▶ [WRITTEN EXERCISE] State how many lines include "this", giving the number by itself.

▶ [DATASET CONTENT]
===============
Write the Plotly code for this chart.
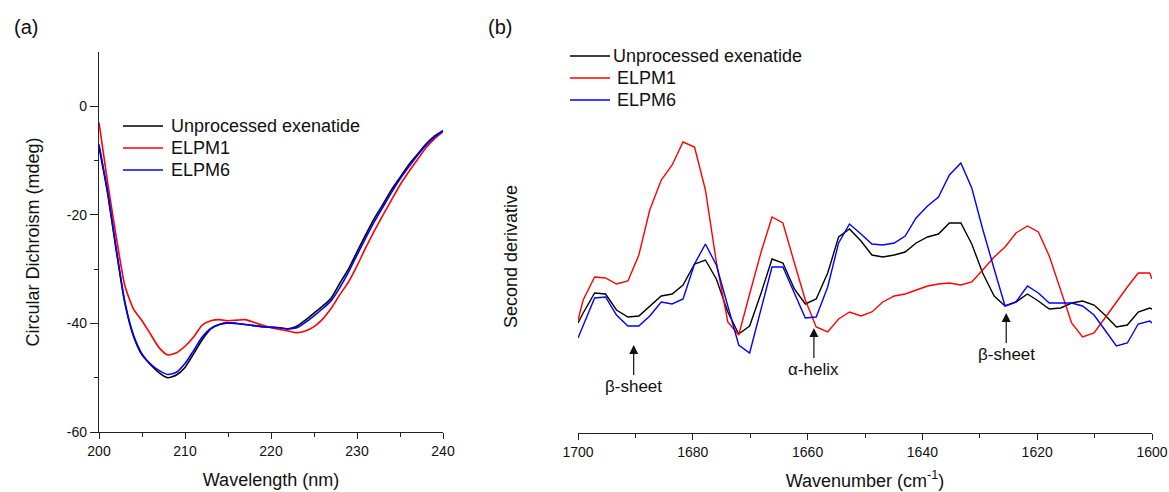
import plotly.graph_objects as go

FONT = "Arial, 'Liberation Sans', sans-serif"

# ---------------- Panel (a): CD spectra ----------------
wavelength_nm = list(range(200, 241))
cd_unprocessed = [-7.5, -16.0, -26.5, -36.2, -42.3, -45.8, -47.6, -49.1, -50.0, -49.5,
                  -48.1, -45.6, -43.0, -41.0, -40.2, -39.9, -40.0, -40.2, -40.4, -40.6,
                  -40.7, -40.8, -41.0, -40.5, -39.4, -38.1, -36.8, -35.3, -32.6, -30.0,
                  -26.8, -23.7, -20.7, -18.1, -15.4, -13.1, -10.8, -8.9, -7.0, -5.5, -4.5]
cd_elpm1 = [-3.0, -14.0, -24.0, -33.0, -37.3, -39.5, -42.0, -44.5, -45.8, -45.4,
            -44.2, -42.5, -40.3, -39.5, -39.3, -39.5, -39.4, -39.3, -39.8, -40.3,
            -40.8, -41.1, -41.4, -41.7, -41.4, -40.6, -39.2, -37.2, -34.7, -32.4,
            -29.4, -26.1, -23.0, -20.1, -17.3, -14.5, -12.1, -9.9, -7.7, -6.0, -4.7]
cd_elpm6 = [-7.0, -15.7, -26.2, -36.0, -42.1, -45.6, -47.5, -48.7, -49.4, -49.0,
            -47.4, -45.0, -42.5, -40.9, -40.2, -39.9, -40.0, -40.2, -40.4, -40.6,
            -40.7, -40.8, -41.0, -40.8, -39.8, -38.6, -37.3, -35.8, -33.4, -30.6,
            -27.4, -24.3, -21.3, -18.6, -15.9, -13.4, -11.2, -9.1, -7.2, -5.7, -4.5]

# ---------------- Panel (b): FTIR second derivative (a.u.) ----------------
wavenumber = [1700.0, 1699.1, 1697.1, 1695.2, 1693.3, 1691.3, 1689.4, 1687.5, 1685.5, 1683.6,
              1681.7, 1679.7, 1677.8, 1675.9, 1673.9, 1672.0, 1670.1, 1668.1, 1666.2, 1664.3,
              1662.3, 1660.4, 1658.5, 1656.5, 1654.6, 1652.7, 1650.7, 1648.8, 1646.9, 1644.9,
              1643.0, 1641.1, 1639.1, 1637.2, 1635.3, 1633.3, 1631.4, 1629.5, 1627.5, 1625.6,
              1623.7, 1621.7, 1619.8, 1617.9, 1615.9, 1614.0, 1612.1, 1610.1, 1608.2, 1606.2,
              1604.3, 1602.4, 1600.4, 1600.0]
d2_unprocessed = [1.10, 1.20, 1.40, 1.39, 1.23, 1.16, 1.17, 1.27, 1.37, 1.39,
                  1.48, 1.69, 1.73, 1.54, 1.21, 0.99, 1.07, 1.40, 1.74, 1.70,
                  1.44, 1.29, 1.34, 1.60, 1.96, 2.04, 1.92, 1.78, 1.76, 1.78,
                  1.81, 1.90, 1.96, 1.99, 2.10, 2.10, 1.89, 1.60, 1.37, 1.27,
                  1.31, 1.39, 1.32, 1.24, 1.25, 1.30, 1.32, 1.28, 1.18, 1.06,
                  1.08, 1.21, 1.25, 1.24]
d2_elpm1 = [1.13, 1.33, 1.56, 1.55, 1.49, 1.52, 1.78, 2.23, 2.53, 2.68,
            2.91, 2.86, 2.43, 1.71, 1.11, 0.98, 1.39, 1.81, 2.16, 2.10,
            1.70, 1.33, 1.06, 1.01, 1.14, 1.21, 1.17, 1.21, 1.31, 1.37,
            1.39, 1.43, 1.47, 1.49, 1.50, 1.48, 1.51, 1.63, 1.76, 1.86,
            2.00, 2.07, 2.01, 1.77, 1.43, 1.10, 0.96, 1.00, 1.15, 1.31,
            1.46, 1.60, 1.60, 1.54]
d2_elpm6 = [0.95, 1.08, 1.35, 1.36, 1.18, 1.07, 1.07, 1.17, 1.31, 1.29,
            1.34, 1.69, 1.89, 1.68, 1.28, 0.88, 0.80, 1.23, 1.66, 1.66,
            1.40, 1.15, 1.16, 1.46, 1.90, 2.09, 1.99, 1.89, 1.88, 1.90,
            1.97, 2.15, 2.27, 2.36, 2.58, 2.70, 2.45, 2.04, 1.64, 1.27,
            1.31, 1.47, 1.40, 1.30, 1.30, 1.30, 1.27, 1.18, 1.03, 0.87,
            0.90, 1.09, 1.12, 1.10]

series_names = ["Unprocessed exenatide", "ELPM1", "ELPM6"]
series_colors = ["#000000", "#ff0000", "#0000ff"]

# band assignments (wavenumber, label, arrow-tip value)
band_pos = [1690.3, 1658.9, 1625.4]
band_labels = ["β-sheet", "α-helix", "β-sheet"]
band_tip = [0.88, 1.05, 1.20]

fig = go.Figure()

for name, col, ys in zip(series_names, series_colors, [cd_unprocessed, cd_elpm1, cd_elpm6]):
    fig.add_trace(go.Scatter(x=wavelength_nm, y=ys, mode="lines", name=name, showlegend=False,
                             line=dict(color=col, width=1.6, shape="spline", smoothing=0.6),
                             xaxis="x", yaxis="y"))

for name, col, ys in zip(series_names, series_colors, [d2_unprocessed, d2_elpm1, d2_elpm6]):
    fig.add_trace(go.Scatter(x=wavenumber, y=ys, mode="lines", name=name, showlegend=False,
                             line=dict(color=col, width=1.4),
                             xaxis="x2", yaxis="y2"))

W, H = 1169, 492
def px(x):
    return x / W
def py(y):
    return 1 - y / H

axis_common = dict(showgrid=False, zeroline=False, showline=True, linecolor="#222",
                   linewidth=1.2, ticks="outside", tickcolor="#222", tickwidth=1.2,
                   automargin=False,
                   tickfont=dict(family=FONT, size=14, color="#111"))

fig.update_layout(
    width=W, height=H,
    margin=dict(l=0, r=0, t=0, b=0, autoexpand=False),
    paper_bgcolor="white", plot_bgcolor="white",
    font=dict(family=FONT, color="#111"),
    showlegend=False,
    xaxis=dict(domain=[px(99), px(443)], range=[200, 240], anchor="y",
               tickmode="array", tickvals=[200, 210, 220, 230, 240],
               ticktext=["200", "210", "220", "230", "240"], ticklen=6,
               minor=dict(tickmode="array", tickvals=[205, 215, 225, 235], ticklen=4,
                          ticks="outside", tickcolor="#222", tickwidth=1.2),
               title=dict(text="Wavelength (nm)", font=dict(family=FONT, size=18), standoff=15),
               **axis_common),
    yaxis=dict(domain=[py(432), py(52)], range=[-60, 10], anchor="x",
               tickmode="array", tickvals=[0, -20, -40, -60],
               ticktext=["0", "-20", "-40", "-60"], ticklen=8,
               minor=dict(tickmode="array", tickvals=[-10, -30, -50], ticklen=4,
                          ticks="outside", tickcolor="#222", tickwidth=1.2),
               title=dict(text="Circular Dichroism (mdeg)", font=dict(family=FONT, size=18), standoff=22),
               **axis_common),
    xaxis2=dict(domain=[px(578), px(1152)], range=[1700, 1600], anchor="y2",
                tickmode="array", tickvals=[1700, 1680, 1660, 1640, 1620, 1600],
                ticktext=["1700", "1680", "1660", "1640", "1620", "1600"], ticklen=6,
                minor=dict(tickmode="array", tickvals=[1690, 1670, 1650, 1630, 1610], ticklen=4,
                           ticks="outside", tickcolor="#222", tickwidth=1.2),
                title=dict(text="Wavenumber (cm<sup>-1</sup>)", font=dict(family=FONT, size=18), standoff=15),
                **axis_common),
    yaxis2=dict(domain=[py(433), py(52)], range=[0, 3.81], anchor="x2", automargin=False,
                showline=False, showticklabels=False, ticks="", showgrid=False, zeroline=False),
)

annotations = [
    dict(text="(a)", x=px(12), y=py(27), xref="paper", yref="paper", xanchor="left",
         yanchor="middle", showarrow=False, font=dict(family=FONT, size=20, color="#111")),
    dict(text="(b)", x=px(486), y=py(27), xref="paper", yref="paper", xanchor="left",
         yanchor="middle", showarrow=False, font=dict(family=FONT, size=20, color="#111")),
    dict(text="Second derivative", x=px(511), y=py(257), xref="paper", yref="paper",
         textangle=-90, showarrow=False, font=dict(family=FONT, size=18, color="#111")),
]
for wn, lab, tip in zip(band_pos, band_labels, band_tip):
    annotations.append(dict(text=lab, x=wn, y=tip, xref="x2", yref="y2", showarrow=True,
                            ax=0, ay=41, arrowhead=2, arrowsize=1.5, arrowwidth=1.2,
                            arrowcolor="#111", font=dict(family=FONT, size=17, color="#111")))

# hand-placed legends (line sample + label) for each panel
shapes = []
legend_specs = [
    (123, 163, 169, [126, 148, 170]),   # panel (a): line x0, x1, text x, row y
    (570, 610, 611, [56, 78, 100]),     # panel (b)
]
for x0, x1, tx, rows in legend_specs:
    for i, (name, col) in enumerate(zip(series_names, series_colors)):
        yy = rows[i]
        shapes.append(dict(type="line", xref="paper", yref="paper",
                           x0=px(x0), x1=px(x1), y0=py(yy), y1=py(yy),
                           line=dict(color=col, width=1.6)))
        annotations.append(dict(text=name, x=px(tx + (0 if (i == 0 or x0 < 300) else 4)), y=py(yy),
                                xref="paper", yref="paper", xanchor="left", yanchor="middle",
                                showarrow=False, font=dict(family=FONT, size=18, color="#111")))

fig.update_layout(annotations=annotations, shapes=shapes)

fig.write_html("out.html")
===============
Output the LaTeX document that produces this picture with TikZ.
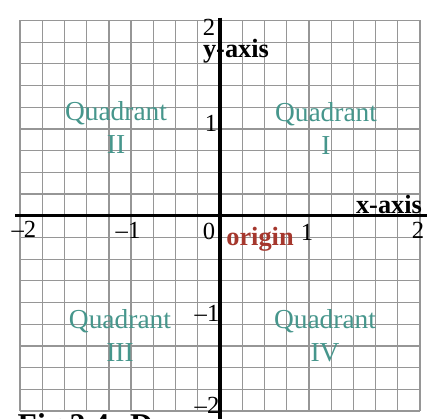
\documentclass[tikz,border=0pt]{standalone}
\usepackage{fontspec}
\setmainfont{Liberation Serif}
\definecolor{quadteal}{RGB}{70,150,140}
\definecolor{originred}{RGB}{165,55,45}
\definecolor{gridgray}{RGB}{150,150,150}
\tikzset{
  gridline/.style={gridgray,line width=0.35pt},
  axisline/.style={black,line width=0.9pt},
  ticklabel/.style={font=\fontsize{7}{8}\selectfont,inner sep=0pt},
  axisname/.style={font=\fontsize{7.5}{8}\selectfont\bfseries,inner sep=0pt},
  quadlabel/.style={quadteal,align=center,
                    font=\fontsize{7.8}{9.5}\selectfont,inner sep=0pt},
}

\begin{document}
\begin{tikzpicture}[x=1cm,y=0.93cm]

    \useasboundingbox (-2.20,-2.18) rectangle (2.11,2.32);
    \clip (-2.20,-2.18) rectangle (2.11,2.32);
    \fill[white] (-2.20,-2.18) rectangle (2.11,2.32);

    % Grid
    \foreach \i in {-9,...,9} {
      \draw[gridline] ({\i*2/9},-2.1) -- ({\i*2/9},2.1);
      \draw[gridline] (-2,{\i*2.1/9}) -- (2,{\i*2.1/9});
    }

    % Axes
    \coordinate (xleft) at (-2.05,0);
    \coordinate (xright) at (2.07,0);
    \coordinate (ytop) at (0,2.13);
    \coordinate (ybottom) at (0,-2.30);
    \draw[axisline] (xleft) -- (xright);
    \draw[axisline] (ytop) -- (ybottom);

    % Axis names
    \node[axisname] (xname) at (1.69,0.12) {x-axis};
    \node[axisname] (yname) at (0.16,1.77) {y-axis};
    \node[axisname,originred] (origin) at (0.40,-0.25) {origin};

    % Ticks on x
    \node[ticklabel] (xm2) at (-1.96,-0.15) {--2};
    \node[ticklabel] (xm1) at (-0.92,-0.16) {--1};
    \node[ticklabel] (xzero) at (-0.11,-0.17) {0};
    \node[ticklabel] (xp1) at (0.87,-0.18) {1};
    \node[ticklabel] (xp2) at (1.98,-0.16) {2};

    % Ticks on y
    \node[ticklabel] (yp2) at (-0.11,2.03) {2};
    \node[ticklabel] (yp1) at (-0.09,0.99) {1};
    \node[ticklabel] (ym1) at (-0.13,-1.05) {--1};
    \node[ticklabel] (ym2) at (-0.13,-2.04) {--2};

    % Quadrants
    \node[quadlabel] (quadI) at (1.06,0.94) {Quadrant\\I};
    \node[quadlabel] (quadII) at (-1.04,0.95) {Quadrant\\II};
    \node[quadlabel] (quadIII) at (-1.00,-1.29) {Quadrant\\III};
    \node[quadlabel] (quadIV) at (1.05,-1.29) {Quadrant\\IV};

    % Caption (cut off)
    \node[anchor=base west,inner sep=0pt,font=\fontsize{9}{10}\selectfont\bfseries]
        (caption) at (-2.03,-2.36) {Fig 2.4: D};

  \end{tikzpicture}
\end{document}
===============
▶ [WORKED ANSWER] 2